[What this task involves]:
Find the lines that contain the word "with" and copy each one.

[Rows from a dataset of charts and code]
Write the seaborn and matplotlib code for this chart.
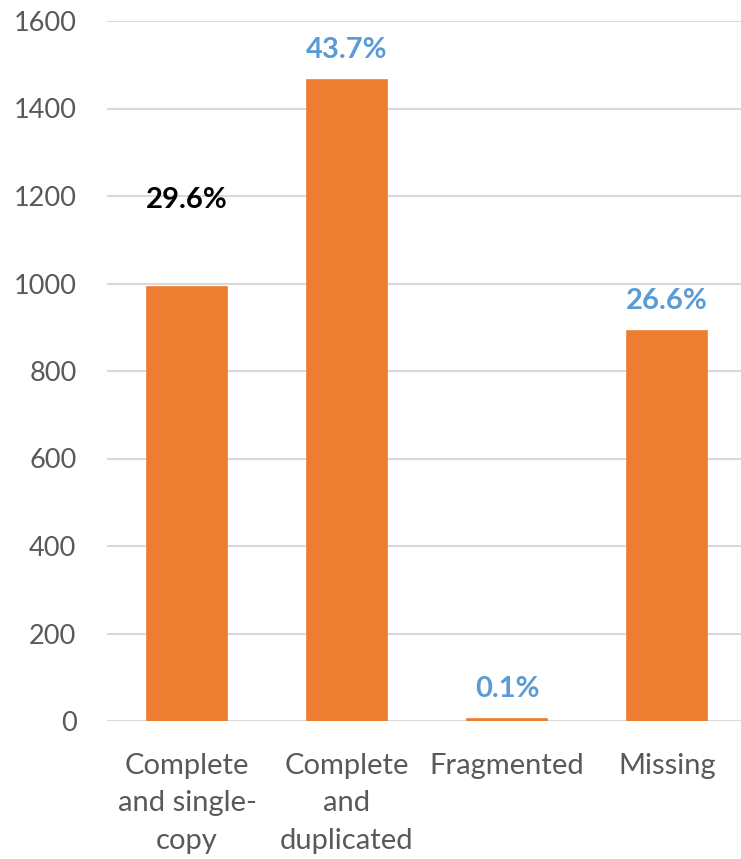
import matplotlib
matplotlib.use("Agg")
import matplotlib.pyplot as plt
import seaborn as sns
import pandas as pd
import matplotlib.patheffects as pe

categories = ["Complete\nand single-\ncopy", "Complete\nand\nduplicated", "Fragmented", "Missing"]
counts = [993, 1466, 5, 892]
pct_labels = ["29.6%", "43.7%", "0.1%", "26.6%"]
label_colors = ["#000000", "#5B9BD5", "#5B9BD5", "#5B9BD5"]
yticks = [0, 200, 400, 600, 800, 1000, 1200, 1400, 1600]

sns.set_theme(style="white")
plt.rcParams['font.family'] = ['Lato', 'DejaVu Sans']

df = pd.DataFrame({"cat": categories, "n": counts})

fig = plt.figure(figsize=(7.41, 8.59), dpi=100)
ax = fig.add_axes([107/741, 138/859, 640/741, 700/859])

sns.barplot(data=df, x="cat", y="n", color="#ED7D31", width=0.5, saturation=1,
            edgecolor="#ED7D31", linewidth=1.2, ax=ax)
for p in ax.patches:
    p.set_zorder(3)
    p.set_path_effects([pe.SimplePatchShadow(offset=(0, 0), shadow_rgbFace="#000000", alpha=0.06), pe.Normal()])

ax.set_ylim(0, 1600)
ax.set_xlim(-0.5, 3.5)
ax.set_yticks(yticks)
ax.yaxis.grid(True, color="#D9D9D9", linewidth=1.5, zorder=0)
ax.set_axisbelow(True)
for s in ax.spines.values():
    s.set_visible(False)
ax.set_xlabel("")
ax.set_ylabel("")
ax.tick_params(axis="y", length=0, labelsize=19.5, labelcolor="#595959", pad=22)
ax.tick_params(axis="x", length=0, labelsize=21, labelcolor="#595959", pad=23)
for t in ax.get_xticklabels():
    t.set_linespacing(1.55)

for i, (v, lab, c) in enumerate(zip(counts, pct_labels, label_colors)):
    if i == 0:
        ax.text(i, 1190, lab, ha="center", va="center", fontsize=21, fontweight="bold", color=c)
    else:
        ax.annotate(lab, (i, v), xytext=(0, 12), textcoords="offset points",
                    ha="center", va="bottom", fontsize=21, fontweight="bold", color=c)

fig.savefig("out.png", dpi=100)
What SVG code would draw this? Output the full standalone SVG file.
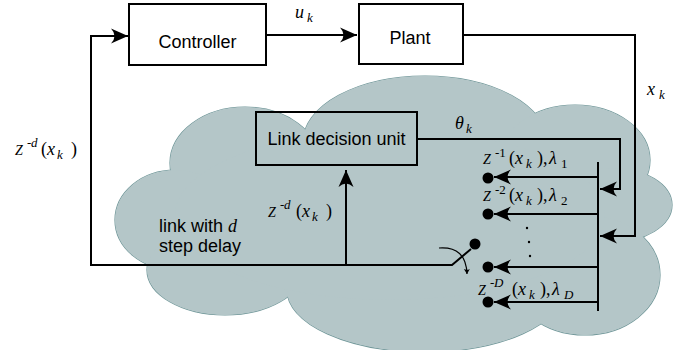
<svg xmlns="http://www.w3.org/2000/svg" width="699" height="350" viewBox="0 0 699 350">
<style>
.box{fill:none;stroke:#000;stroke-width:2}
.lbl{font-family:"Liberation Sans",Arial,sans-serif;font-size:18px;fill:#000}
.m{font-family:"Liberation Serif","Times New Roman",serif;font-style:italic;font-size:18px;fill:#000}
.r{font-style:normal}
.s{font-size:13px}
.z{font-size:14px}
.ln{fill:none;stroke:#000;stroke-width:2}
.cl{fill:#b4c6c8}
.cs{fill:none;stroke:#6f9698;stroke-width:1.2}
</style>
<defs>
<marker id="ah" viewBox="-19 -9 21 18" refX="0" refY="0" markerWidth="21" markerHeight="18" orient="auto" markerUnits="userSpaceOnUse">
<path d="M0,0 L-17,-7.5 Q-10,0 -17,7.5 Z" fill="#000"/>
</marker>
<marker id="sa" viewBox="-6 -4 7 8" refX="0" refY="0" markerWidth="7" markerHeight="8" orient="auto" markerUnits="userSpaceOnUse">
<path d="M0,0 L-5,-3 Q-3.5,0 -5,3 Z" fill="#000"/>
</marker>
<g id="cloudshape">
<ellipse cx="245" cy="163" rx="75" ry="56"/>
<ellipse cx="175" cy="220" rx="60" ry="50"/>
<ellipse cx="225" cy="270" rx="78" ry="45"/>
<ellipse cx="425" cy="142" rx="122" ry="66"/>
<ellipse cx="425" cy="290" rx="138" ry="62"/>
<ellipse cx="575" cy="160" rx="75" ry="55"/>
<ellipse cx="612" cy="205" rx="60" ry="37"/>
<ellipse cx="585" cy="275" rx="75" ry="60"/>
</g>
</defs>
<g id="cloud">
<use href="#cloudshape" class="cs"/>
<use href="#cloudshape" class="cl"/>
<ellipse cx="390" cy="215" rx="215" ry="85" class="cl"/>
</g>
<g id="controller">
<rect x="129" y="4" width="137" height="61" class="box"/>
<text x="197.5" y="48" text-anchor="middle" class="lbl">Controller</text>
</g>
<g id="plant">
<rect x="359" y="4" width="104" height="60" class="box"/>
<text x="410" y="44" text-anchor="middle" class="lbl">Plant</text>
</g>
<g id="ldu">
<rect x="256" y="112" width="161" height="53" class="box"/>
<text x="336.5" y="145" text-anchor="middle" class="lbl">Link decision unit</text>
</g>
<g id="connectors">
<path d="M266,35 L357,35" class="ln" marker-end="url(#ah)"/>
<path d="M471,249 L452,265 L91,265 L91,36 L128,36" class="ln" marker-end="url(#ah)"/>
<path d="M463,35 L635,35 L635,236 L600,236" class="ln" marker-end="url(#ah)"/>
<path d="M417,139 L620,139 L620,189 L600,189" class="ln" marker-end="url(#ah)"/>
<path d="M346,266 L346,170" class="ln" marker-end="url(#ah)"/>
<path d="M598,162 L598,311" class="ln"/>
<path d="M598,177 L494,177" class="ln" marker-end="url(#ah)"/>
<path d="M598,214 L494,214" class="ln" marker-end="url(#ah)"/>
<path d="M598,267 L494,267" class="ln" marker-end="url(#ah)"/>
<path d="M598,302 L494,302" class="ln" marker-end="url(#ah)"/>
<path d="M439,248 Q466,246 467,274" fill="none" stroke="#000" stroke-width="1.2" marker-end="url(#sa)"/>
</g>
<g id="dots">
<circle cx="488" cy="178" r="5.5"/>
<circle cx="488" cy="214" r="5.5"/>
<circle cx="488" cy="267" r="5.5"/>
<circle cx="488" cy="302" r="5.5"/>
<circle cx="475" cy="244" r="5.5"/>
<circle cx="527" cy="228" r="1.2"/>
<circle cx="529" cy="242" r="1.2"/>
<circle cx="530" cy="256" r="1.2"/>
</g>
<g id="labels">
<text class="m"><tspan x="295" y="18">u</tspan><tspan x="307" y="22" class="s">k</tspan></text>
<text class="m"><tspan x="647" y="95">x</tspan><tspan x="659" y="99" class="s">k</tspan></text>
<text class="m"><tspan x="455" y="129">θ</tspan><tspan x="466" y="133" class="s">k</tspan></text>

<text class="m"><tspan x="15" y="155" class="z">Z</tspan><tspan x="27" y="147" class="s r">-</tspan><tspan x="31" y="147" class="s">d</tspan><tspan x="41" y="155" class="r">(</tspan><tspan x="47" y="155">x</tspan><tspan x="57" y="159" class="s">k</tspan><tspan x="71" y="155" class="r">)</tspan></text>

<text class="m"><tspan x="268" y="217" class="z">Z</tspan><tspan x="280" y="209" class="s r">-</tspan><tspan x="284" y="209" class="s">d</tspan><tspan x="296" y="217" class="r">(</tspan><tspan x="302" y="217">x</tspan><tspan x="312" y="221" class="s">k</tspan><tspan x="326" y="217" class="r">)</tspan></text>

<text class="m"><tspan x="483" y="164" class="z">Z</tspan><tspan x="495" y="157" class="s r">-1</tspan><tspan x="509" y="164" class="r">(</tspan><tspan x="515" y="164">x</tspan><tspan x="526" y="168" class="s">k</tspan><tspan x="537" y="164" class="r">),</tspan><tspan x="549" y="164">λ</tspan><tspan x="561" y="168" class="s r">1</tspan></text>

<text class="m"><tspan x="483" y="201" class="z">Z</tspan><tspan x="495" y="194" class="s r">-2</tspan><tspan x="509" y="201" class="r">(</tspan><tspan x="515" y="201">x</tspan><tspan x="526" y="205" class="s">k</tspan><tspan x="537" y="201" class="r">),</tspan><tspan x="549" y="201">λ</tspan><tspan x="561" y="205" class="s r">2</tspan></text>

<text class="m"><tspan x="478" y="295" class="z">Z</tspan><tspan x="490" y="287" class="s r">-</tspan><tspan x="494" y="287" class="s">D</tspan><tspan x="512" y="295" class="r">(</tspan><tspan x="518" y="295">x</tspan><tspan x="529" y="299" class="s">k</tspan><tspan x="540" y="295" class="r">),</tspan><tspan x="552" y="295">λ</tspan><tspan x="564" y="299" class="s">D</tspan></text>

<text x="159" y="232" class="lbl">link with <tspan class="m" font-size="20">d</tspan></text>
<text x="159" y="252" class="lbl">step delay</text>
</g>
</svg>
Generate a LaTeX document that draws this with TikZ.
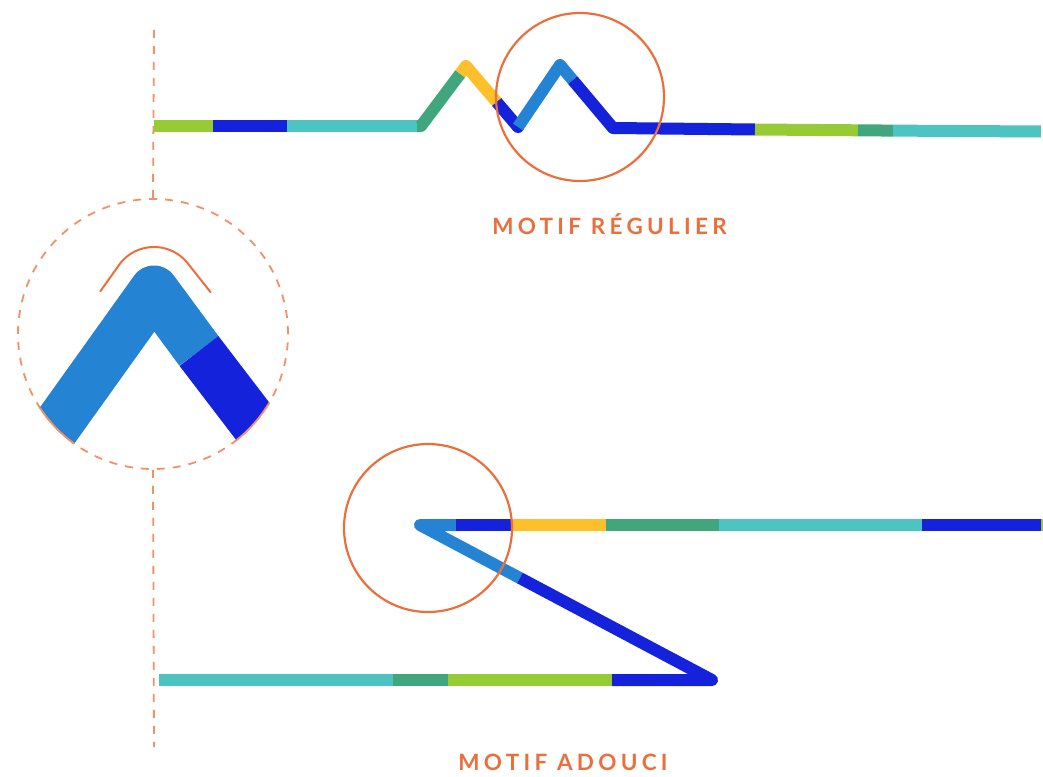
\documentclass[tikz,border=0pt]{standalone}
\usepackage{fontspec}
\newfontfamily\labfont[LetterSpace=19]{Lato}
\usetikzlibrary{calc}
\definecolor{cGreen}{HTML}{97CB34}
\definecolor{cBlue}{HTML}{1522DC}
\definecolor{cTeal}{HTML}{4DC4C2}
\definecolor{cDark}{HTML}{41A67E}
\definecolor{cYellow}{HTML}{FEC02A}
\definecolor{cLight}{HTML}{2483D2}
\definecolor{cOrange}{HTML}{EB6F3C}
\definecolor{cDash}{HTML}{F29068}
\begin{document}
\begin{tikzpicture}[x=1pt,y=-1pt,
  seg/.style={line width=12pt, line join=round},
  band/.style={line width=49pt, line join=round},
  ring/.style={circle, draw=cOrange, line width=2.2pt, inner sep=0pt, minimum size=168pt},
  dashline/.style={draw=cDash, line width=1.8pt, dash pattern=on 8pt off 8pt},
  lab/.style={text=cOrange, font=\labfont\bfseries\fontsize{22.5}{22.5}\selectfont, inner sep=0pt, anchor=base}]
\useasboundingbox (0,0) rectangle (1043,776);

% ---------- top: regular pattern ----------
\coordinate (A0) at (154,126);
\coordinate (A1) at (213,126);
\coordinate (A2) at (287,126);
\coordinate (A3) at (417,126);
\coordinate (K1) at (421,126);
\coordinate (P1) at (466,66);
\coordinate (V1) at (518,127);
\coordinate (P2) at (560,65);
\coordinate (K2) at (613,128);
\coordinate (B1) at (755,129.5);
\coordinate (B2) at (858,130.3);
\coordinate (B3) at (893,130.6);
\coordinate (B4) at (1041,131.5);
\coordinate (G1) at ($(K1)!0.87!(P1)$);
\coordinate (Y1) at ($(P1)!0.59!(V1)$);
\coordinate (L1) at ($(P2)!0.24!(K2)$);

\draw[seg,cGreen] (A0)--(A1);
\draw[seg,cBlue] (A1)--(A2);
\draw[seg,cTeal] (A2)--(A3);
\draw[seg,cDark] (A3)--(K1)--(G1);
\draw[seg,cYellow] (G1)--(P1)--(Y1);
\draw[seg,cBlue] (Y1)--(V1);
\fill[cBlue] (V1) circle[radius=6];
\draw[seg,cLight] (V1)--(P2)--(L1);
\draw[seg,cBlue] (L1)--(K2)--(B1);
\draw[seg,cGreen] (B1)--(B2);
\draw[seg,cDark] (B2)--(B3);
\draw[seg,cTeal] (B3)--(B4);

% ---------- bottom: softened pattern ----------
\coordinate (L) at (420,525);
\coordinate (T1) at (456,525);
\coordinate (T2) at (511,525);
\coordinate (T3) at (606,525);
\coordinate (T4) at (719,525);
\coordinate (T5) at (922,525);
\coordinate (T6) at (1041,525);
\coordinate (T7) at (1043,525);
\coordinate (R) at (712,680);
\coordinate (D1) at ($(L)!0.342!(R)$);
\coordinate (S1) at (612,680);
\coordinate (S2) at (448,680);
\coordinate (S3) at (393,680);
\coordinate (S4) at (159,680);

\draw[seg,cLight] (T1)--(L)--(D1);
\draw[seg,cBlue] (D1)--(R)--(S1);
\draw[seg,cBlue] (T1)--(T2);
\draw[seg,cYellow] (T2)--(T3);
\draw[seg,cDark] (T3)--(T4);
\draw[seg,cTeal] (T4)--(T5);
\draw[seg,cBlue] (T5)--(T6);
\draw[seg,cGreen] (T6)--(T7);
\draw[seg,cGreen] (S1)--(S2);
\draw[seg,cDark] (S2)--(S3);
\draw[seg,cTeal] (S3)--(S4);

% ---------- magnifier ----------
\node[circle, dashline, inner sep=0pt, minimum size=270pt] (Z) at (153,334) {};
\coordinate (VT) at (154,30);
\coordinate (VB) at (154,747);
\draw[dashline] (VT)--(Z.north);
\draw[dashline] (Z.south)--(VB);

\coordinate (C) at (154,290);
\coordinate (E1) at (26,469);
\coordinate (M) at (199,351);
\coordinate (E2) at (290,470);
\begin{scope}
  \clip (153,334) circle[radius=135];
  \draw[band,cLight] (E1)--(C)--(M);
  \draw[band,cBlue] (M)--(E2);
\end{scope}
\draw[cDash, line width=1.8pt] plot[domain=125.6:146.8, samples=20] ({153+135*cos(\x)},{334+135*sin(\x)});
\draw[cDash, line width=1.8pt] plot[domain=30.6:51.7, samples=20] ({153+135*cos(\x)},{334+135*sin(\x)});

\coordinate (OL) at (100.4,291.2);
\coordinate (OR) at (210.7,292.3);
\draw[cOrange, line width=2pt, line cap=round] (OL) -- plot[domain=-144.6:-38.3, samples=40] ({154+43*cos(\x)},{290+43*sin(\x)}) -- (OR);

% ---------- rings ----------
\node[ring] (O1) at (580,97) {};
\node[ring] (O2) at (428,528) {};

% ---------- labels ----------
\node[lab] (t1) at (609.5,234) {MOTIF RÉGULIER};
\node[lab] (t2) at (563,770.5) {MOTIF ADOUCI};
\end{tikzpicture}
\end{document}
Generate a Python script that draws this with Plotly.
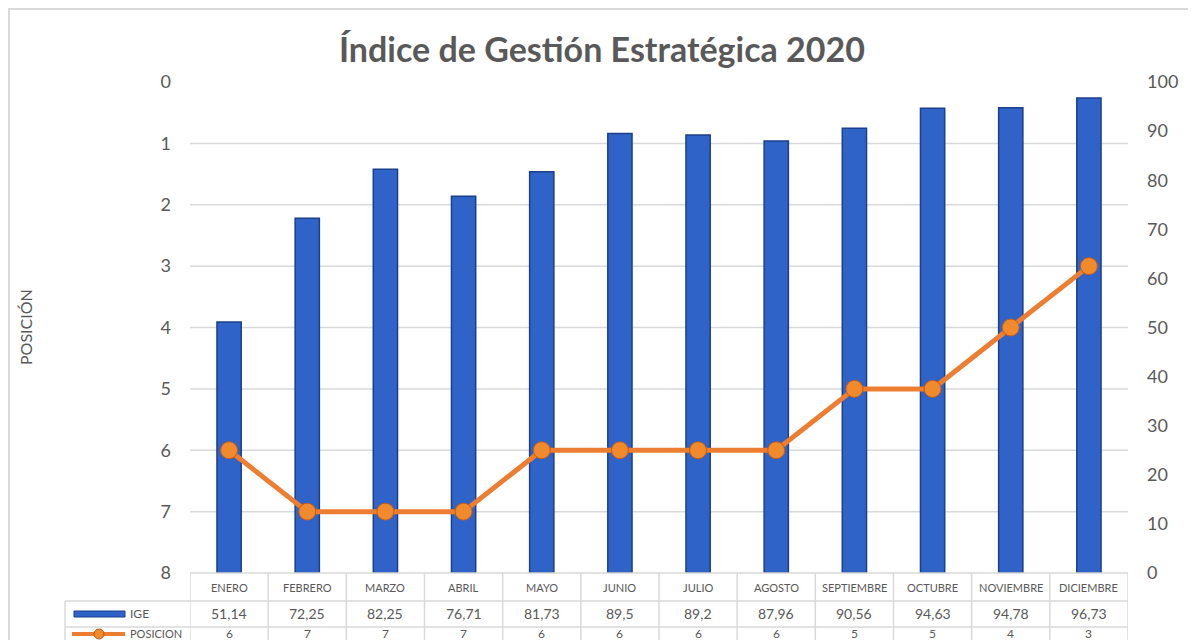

[Finished task]:
<text x="159" y="232" class="lbl">link with <tspan class="m" font-size="20">d</tspan></text>
Generate a LaTeX document that draws this with TikZ.
Generate a Python script that draws this with Plotly.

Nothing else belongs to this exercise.